## [WHAT YOU ARE ASKED TO DO]
Without the pictures, output the lines of the material from the very first through the one that holds "plt.rcParams['font.family'] = ['Liberation".
--- Begin ---
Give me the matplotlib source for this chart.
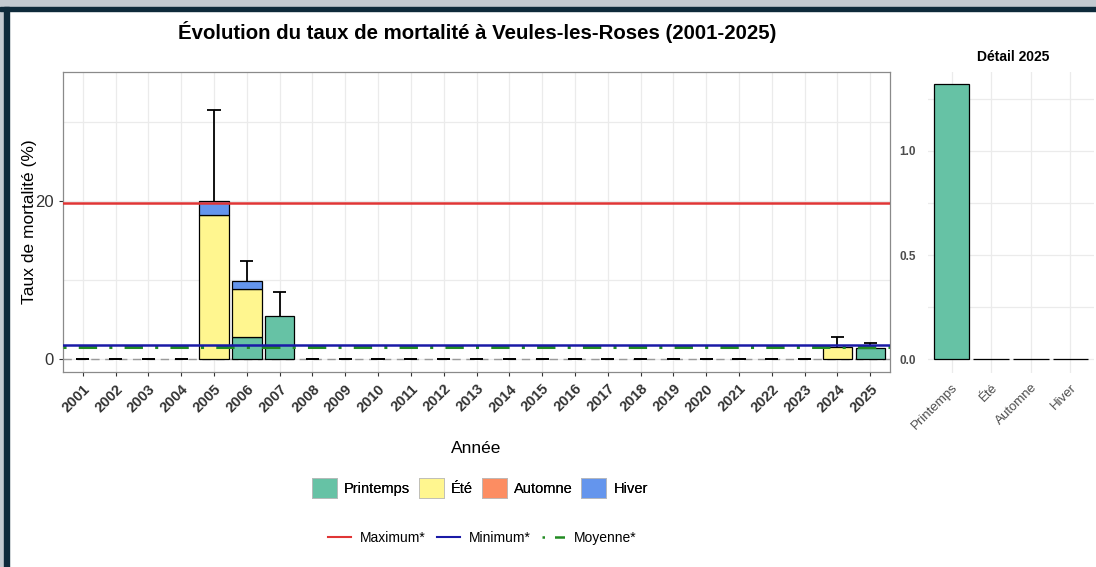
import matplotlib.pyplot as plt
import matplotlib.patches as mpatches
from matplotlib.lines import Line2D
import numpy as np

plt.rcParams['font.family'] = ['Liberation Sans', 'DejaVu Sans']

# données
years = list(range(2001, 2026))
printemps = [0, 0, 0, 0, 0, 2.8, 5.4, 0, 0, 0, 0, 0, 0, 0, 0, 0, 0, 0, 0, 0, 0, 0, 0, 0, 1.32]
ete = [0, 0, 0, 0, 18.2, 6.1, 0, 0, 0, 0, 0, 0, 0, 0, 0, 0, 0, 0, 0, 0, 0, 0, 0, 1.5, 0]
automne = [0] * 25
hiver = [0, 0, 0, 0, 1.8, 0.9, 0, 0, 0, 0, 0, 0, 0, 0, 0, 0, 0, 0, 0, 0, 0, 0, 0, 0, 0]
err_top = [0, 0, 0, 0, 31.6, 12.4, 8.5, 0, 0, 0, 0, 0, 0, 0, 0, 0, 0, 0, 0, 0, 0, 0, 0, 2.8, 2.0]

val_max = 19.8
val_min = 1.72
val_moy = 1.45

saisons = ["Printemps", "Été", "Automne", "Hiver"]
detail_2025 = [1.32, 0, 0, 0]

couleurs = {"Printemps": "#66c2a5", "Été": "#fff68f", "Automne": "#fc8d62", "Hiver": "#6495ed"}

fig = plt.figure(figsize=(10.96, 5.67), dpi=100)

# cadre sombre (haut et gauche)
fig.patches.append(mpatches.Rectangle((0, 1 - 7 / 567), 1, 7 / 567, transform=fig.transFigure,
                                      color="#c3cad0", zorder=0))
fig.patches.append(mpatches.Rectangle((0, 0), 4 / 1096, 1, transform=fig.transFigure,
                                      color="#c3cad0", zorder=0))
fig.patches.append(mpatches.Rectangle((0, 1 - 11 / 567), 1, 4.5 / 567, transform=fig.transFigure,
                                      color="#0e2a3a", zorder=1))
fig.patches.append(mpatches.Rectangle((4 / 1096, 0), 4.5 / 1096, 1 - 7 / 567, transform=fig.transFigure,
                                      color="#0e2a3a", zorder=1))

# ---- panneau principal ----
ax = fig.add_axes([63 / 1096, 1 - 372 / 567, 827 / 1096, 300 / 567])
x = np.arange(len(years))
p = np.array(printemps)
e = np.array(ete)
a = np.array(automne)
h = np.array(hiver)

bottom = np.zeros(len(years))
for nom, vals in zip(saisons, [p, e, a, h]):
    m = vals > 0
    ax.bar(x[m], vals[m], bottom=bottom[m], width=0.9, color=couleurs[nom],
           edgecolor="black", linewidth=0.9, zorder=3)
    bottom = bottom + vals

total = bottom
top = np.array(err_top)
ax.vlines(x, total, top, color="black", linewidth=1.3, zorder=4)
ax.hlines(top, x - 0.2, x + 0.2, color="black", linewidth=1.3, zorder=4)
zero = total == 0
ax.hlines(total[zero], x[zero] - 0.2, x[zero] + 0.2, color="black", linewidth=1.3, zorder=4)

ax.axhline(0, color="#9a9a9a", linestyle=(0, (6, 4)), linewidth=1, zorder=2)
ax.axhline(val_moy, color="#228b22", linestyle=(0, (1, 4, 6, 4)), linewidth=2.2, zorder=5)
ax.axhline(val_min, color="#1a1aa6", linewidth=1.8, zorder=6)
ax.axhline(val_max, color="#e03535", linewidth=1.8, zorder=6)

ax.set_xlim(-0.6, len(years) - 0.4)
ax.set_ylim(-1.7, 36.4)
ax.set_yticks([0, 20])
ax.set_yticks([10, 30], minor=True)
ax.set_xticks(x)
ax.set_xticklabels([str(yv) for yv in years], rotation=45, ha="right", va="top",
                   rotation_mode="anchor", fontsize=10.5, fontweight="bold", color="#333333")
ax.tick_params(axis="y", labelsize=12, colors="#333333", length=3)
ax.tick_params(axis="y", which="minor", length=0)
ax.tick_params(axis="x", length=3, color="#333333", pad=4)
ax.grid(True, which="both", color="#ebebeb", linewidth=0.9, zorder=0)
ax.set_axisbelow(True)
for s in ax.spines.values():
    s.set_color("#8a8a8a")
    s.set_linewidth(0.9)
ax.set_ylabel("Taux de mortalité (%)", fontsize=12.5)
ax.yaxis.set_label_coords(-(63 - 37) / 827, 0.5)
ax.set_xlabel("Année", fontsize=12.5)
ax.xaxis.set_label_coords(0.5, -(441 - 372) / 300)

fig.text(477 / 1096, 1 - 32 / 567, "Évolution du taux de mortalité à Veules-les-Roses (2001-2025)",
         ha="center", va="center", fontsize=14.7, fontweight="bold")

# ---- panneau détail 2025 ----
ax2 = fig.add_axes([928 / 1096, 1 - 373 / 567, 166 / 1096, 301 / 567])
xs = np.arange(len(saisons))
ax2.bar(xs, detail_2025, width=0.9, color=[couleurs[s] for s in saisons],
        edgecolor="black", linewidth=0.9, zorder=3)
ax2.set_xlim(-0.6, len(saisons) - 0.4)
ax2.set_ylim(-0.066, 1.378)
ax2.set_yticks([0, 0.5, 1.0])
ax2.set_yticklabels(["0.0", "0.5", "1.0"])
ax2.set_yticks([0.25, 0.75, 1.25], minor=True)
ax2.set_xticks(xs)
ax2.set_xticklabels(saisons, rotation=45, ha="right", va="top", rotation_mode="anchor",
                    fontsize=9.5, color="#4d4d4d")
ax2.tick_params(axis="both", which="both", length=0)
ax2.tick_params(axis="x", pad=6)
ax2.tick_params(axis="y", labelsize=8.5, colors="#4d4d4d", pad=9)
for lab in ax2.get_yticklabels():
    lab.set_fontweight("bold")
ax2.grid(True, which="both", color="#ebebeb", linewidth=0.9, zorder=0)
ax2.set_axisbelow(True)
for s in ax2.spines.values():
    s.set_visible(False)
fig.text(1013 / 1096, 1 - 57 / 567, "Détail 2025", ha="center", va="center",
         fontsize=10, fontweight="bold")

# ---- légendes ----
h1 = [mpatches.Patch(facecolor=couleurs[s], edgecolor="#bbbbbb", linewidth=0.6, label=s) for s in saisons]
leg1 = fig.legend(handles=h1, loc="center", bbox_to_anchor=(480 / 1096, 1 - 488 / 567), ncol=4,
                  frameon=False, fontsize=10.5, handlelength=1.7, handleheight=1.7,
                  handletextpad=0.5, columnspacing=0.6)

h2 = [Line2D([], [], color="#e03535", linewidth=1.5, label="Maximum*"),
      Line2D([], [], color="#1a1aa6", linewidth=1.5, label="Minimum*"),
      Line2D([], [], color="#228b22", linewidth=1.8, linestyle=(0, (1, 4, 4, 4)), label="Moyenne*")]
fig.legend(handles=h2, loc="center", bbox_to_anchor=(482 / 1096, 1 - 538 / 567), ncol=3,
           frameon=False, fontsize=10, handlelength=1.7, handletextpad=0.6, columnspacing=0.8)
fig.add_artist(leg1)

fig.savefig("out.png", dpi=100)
--- End ---
## [SOLUTION TO THE PROBLEM]
Give me the matplotlib source for this chart.
import matplotlib.pyplot as plt
import matplotlib.patches as mpatches
from matplotlib.lines import Line2D
import numpy as np

plt.rcParams['font.family'] = ['Liberation Sans', 'DejaVu Sans']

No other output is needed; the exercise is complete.